The history of Canfranc and its heroism is well-known in Spain, but few have heard of the railway station in the rest of Europe.
Considering its 241 meters of length, 12 of width, a classic 19th-century architectural style, and 365 windows, you would expect to find Canfranc in a European city. However, it is located 1194 meters above sea level, in the Spanish Pyrenees, far away from big towns on either side of the border. That is why it became a European spy hub during World War II.
The Nazis used the station to transport the gold they had stolen from European banks and Jews in camps. This trade with Franco’s government for Wolfram was secret since Spain was officially neutral.
On the other side, the Résistance, the French underground movement against the Nazis, had an ally in Canfranc. The station’s head Albert Le Lay helped many Jews, possibly including the German painter Max Ernst or the Russian Marc Chagall. He also passed messages, money, and even a radio from one to the other side of the border.
Under a varnish of neutrality, locals harboured fierce idealism.

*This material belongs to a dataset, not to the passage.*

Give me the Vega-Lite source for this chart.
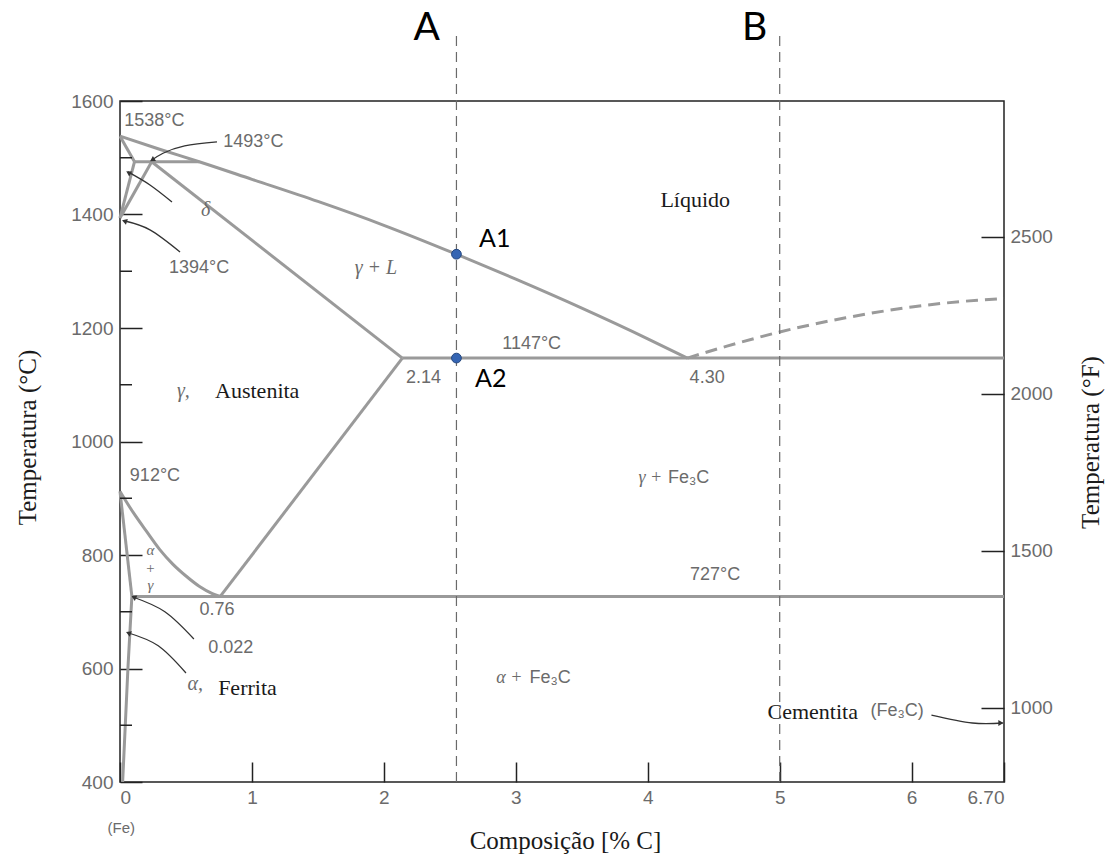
{
  "$schema": "https://vega.github.io/schema/vega-lite/v6.json",
  "width": 884,
  "height": 681,
  "autosize": {"type": "none"},
  "padding": {"left": 120, "top": 101, "right": 102, "bottom": 73},
  "background": "white",
  "config": {
    "view": {"stroke": "#222", "strokeWidth": 1.5},
    "axis": {
      "domain": false, "grid": false,
      "tickColor": "#222", "tickWidth": 1.5,
      "labelColor": "#6b6b6b", "labelFont": "Liberation Sans", "labelFontSize": 19,
      "titleFont": "Liberation Serif", "titleFontSize": 25, "titleFontWeight": "normal", "titleColor": "#1a1a1a"
    }
  },
  "datasets": {
    "lines": [
      {"id": "liq", "ord": 0, "x": 0, "T": 1538},
      {"id": "liq", "ord": 1, "x": 0.3, "T": 1515},
      {"id": "liq", "ord": 2, "x": 0.6, "T": 1493},
      {"id": "liq", "ord": 3, "x": 1.0, "T": 1462},
      {"id": "liq", "ord": 4, "x": 1.5, "T": 1423},
      {"id": "liq", "ord": 5, "x": 2.0, "T": 1381},
      {"id": "liq", "ord": 6, "x": 2.55, "T": 1330},
      {"id": "liq", "ord": 7, "x": 3.0, "T": 1286},
      {"id": "liq", "ord": 8, "x": 3.5, "T": 1235},
      {"id": "liq", "ord": 9, "x": 4.0, "T": 1181},
      {"id": "liq", "ord": 10, "x": 4.3, "T": 1147},
      {"id": "eut", "ord": 0, "x": 2.14, "T": 1147},
      {"id": "eut", "ord": 1, "x": 6.7, "T": 1147},
      {"id": "eud", "ord": 0, "x": 0.09, "T": 727},
      {"id": "eud", "ord": 1, "x": 6.7, "T": 727},
      {"id": "sol", "ord": 0, "x": 0.24, "T": 1493},
      {"id": "sol", "ord": 1, "x": 2.14, "T": 1147},
      {"id": "acm", "ord": 0, "x": 0.76, "T": 727},
      {"id": "acm", "ord": 1, "x": 2.14, "T": 1147},
      {"id": "a3", "ord": 0, "x": 0, "T": 912},
      {"id": "a3", "ord": 1, "x": 0.1, "T": 875},
      {"id": "a3", "ord": 2, "x": 0.2, "T": 842},
      {"id": "a3", "ord": 3, "x": 0.3, "T": 810},
      {"id": "a3", "ord": 4, "x": 0.4, "T": 784},
      {"id": "a3", "ord": 5, "x": 0.5, "T": 763},
      {"id": "a3", "ord": 6, "x": 0.6, "T": 745},
      {"id": "a3", "ord": 7, "x": 0.7, "T": 732},
      {"id": "a3", "ord": 8, "x": 0.76, "T": 727},
      {"id": "alf", "ord": 0, "x": 0, "T": 912},
      {"id": "alf", "ord": 1, "x": 0.09, "T": 727},
      {"id": "solv", "ord": 0, "x": 0.09, "T": 727},
      {"id": "solv", "ord": 1, "x": 0.06, "T": 600},
      {"id": "solv", "ord": 2, "x": 0.02, "T": 400},
      {"id": "dl", "ord": 0, "x": 0, "T": 1538},
      {"id": "dl", "ord": 1, "x": 0.11, "T": 1493},
      {"id": "per", "ord": 0, "x": 0.11, "T": 1493},
      {"id": "per", "ord": 1, "x": 0.6, "T": 1493},
      {"id": "dg1", "ord": 0, "x": 0.11, "T": 1493},
      {"id": "dg1", "ord": 1, "x": 0, "T": 1394},
      {"id": "dg2", "ord": 0, "x": 0.24, "T": 1493},
      {"id": "dg2", "ord": 1, "x": 0, "T": 1394}
    ],
    "dashed": [
      {"ord": 0, "x": 4.3, "T": 1147},
      {"ord": 1, "x": 4.6, "T": 1168},
      {"ord": 2, "x": 5.0, "T": 1193},
      {"ord": 3, "x": 5.5, "T": 1218},
      {"ord": 4, "x": 6.0, "T": 1237},
      {"ord": 5, "x": 6.5, "T": 1249},
      {"ord": 6, "x": 6.7, "T": 1252}
    ],
    "arrows": [
      {"id": "a1493", "ord": 0, "x": 0.735, "T": 1528},
      {"id": "a1493", "ord": 1, "x": 0.49, "T": 1521},
      {"id": "a1493", "ord": 2, "x": 0.326, "T": 1508},
      {"id": "a1493", "ord": 3, "x": 0.242, "T": 1496},
      {"id": "adelta", "ord": 0, "x": 0.394, "T": 1422},
      {"id": "adelta", "ord": 1, "x": 0.227, "T": 1452},
      {"id": "adelta", "ord": 2, "x": 0.06, "T": 1475},
      {"id": "a1394", "ord": 0, "x": 0.455, "T": 1334},
      {"id": "a1394", "ord": 1, "x": 0.227, "T": 1373},
      {"id": "a1394", "ord": 2, "x": 0.03, "T": 1389},
      {"id": "a022", "ord": 0, "x": 0.56, "T": 652},
      {"id": "a022", "ord": 1, "x": 0.34, "T": 700},
      {"id": "a022", "ord": 2, "x": 0.098, "T": 726},
      {"id": "aalpha", "ord": 0, "x": 0.5, "T": 592},
      {"id": "aalpha", "ord": 1, "x": 0.29, "T": 640},
      {"id": "aalpha", "ord": 2, "x": 0.06, "T": 663},
      {"id": "acem", "ord": 0, "x": 6.15, "T": 518},
      {"id": "acem", "ord": 1, "x": 6.46, "T": 504},
      {"id": "acem", "ord": 2, "x": 6.69, "T": 504}
    ],
    "heads": [
      {"x": 0.25, "T": 1497, "ang": 238},
      {"x": 0.07, "T": 1473, "ang": 301},
      {"x": 0.04, "T": 1388, "ang": 289},
      {"x": 0.11, "T": 725, "ang": 295},
      {"x": 0.07, "T": 662, "ang": 293},
      {"x": 6.67, "T": 504, "ang": 90}
    ],
    "vlines": [
      {"x": 2.55, "T": 400, "T2": 1716},
      {"x": 5.0, "T": 400, "T2": 1720}
    ],
    "dots": [
      {"x": 2.55, "T": 1330},
      {"x": 2.55, "T": 1147}
    ],
    "minor": [
      {"T": 500}, {"T": 700}, {"T": 900}, {"T": 1100}, {"T": 1300}, {"T": 1500}
    ],
    "graySans": [
      {"label": "1538°C", "x": 0.26, "T": 1565, "fs": 18},
      {"label": "1493°C", "x": 1.01, "T": 1528, "fs": 18},
      {"label": "1394°C", "x": 0.6, "T": 1306, "fs": 18},
      {"label": "912°C", "x": 0.265, "T": 939, "fs": 18},
      {"label": "1147°C", "x": 3.12, "T": 1172, "fs": 18},
      {"label": "727°C", "x": 4.51, "T": 765, "fs": 18},
      {"label": "2.14", "x": 2.3, "T": 1112, "fs": 18},
      {"label": "4.30", "x": 4.45, "T": 1112, "fs": 18},
      {"label": "0.76", "x": 0.735, "T": 703, "fs": 18},
      {"label": "0.022", "x": 0.84, "T": 636, "fs": 18},
      {"label": "Fe₃C", "x": 4.31, "T": 936, "fs": 18},
      {"label": "Fe₃C", "x": 3.26, "T": 583, "fs": 18},
      {"label": "(Fe₃C)", "x": 5.89, "T": 525, "fs": 18},
      {"label": "(Fe)", "x": 0.01, "T": 319, "fs": 15}
    ],
    "serifBlack": [
      {"label": "Líquido", "x": 4.36, "T": 1426},
      {"label": "Austenita", "x": 1.04, "T": 1089},
      {"label": "Ferrita", "x": 0.966, "T": 566},
      {"label": "Cementita", "x": 5.25, "T": 523}
    ],
    "italicGray": [
      {"label": "γ + L", "x": 1.94, "T": 1306, "fs": 20},
      {"label": "δ", "x": 0.65, "T": 1408, "fs": 20},
      {"label": "γ,", "x": 0.48, "T": 1089, "fs": 20},
      {"label": "α,", "x": 0.57, "T": 572, "fs": 20},
      {"label": "α", "x": 0.23, "T": 809, "fs": 15},
      {"label": "+", "x": 0.23, "T": 777, "fs": 15},
      {"label": "γ", "x": 0.23, "T": 747, "fs": 15},
      {"label": "γ +", "x": 4.02, "T": 936, "fs": 18},
      {"label": "α +", "x": 2.95, "T": 583, "fs": 18}
    ],
    "bigLabels": [
      {"label": "A", "x": 2.325, "T": 1729, "fs": 39},
      {"label": "B", "x": 4.81, "T": 1729, "fs": 39},
      {"label": "A1", "x": 2.84, "T": 1357, "fs": 25},
      {"label": "A2", "x": 2.81, "T": 1110, "fs": 25}
    ]
  },
  "layer": [
    {
      "layer": [
        {
          "data": {"name": "lines"},
          "mark": {"type": "line", "color": "#9a9a9a", "strokeWidth": 3, "interpolate": "monotone"},
          "encoding": {
            "x": {"field": "x", "type": "quantitative",
              "scale": {"domain": [0, 6.7], "nice": false, "zero": false},
              "axis": {"values": [0, 1, 2, 3, 4, 5, 6, 6.7],
                "labelExpr": "datum.value == 6.7 ? '6.70' : format(datum.value, 'd')",
                "tickSize": -20, "labelPadding": 26,
                "title": "Composição [% C]", "titleX": 445, "titleY": 58, "titleBaseline": "middle"}},
            "y": {"field": "T", "type": "quantitative",
              "scale": {"domain": [400, 1600], "nice": false, "zero": false},
              "axis": {"values": [400, 600, 800, 1000, 1200, 1400, 1600], "format": "d",
                "tickSize": -22, "labelPadding": 29,
                "title": "Temperatura (°C)", "titleAngle": -90, "titleBaseline": "middle",
                "titleX": -93, "titleY": 336}},
            "detail": {"field": "id"},
            "order": {"field": "ord"}
          }
        },
        {
          "data": {"name": "dashed"},
          "mark": {"type": "line", "color": "#9a9a9a", "strokeWidth": 3, "strokeDash": [12, 7], "interpolate": "monotone"},
          "encoding": {
            "x": {"field": "x", "type": "quantitative"},
            "y": {"field": "T", "type": "quantitative"},
            "order": {"field": "ord"}
          }
        },
        {
          "data": {"name": "minor"},
          "mark": {"type": "rule", "color": "#222", "strokeWidth": 1.5},
          "encoding": {
            "x": {"datum": 0},
            "x2": {"datum": 0.091},
            "y": {"field": "T", "type": "quantitative"}
          }
        },
        {
          "data": {"name": "vlines"},
          "mark": {"type": "rule", "color": "#6a6a6a", "strokeWidth": 1.2, "strokeDash": [10, 6]},
          "encoding": {
            "x": {"field": "x", "type": "quantitative"},
            "y": {"field": "T", "type": "quantitative"},
            "y2": {"field": "T2"}
          }
        },
        {
          "data": {"name": "arrows"},
          "mark": {"type": "line", "color": "#333", "strokeWidth": 1.3, "interpolate": "natural"},
          "encoding": {
            "x": {"field": "x", "type": "quantitative"},
            "y": {"field": "T", "type": "quantitative"},
            "detail": {"field": "id"},
            "order": {"field": "ord"}
          }
        },
        {
          "data": {"name": "heads"},
          "mark": {"type": "point", "shape": "triangle", "filled": true, "color": "#333", "size": 35, "opacity": 1},
          "encoding": {
            "x": {"field": "x", "type": "quantitative"},
            "y": {"field": "T", "type": "quantitative"},
            "angle": {"field": "ang", "type": "quantitative", "scale": null}
          }
        },
        {
          "data": {"name": "dots"},
          "mark": {"type": "point", "filled": true, "color": "#3565b3", "stroke": "#24477f", "strokeWidth": 1, "size": 95, "opacity": 1},
          "encoding": {
            "x": {"field": "x", "type": "quantitative"},
            "y": {"field": "T", "type": "quantitative"}
          }
        },
        {
          "data": {"name": "graySans"},
          "mark": {"type": "text", "font": "Liberation Sans", "color": "#6b6b6b", "align": "center", "baseline": "middle"},
          "encoding": {
            "x": {"field": "x", "type": "quantitative"},
            "y": {"field": "T", "type": "quantitative"},
            "size": {"field": "fs", "type": "quantitative", "scale": null},
            "text": {"field": "label"}
          }
        },
        {
          "data": {"name": "serifBlack"},
          "mark": {"type": "text", "font": "Liberation Serif", "fontSize": 22, "color": "#1a1a1a", "align": "center", "baseline": "middle"},
          "encoding": {
            "x": {"field": "x", "type": "quantitative"},
            "y": {"field": "T", "type": "quantitative"},
            "text": {"field": "label"}
          }
        },
        {
          "data": {"name": "italicGray"},
          "mark": {"type": "text", "font": "Liberation Serif", "fontStyle": "italic", "color": "#6b6b6b", "align": "center", "baseline": "middle"},
          "encoding": {
            "x": {"field": "x", "type": "quantitative"},
            "y": {"field": "T", "type": "quantitative"},
            "size": {"field": "fs", "type": "quantitative", "scale": null},
            "text": {"field": "label"}
          }
        },
        {
          "data": {"name": "bigLabels"},
          "mark": {"type": "text", "font": "Lato", "color": "#000", "align": "center", "baseline": "middle"},
          "encoding": {
            "x": {"field": "x", "type": "quantitative"},
            "y": {"field": "T", "type": "quantitative"},
            "size": {"field": "fs", "type": "quantitative", "scale": null},
            "text": {"field": "label"}
          }
        }
      ]
    },
    {
      "data": {"values": [{"F": 1000}, {"F": 2500}]},
      "mark": {"type": "point", "opacity": 0},
      "encoding": {
        "y": {"field": "F", "type": "quantitative",
          "scale": {"domain": [764, 2933], "nice": false, "zero": false},
          "axis": {"orient": "right", "values": [1000, 1500, 2000, 2500], "format": "d",
            "tickSize": -23, "labelPadding": 29,
            "title": "Temperatura (°F)", "titleAngle": -90, "titleBaseline": "middle",
            "titleX": 86, "titleY": 341}}
      }
    }
  ],
  "resolve": {"scale": {"y": "independent"}}
}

The Spanish sisters Pilar and Lola Pardo, only 26 and 17 at the time respectively, took the train every other week to Zaragoza, bringing confidential messages under their clothes. The history of Canfranc is tied with those who had a vision for a democratic Europe. After the Nazis were defeated though, the rail station was nearly forgotten.
In 1970, a train derailed, no one died, but it destroyed the Estanguet bridge. Plans to rebuild it were postponed. But this place filled with unlikely heroes will get an opportunity to experience a rebirth. In 2022, the train station will become a luxury hotel, and the international line will be reopened in 2025.
Let’s hope future travelers can bring back the story. Reviving the station will shed a light on the last war Western Europe lived through.